Лем приобрел вес. Бывший член редколлегии «Тыгодника повшехного» Стефан Киселевский, носившийся тогда с идеей создать журнал «независимых интеллектуалов», предложил ему сотрудничество. Однако инициатива не получила одобрения партийной верхушки и сошла на нет[357]. А Лем возомнил себя маститым автором и в ноябре разразился на страницах «Жиче литерацке» большой статьей «О писательском искусстве», в которой поделился своими соображениями о том, как делать произведение убедительным. Самое интересное в этом тексте, пожалуй, то, что Лем впервые публично признался в преклонении перед Достоевским, причем особенно выделил «Бесов» – и это в то время, когда произведения русского классика все еще отсутствовали в программе советской школы как реакционные, а уж «Бесы» и вовсе считались пасквилем на революцию. Ну и немаловажно отметить, что в качестве иллюстрации к статье была использована совместная фотография Чехова и Горького, а вовсе не кого-то из польских авторов (реверанс в сторону Москвы)[358]. Действительно, в Леме сочетались острота восприятия и наивность, эрудиция и вера в идеологию. В один год он мог написать провластную агитку и крамолу про кибернетику, облить елеем социализм и признаться в любви к творчеству Достоевского.

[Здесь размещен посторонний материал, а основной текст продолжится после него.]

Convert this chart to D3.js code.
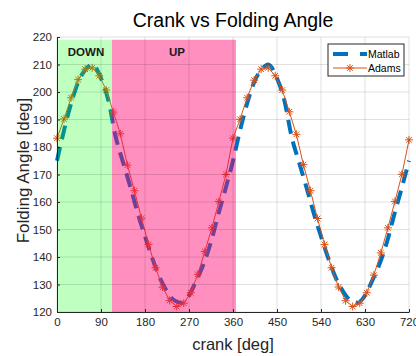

В 1954 году он заключил договор о публикации «Астронавтов» в ГДР и начал писать большую научно-философскую работу «Диалоги» (все про ту же кибернетику, вспоминая свои интеллектуальные игры в научном лектории с филологом Стефаном Освецимским[359]). А еще переехал на улицу Бонеровскую, в импозантный многоквартирный дом старой постройки, куда перевез мать и жену[360]. Правда, получить отдельную квартиру ему не удалось, ведь жилье на Силезской Лемы делили с Колодзеями, они же получили по обмену и половину квартиры (две комнаты) в доме на Бонеровской. Ужиться со свекровью Барбаре не удалось – очень скоро по ее настоянию Лем приобрел один из новопостроенных домиков на южной окраине Кракова, для чего взял кредит в 120 000 злотых. Огромная сумма! При этом дом оказался еще и непригоден к проживанию: там была худая крыша, а в подвале стояла вода. Доведение его до ума заняло целых четыре года.

Немаловажной причиной переезда был плохой воздух в Кракове из-за того самого комбината в Нове Хуте, о котором писал Важик в «Поэме для взрослых». Но в этом плане надежды не сбылись, так как одновременно с переездом в отремонтированный дом увеличила мощности и находившаяся неподалеку фабрика соды «Сольвей», которая загрязняла воду и атмосферу. Кашель и одышка на долгие годы стали спутниками Лемов[361].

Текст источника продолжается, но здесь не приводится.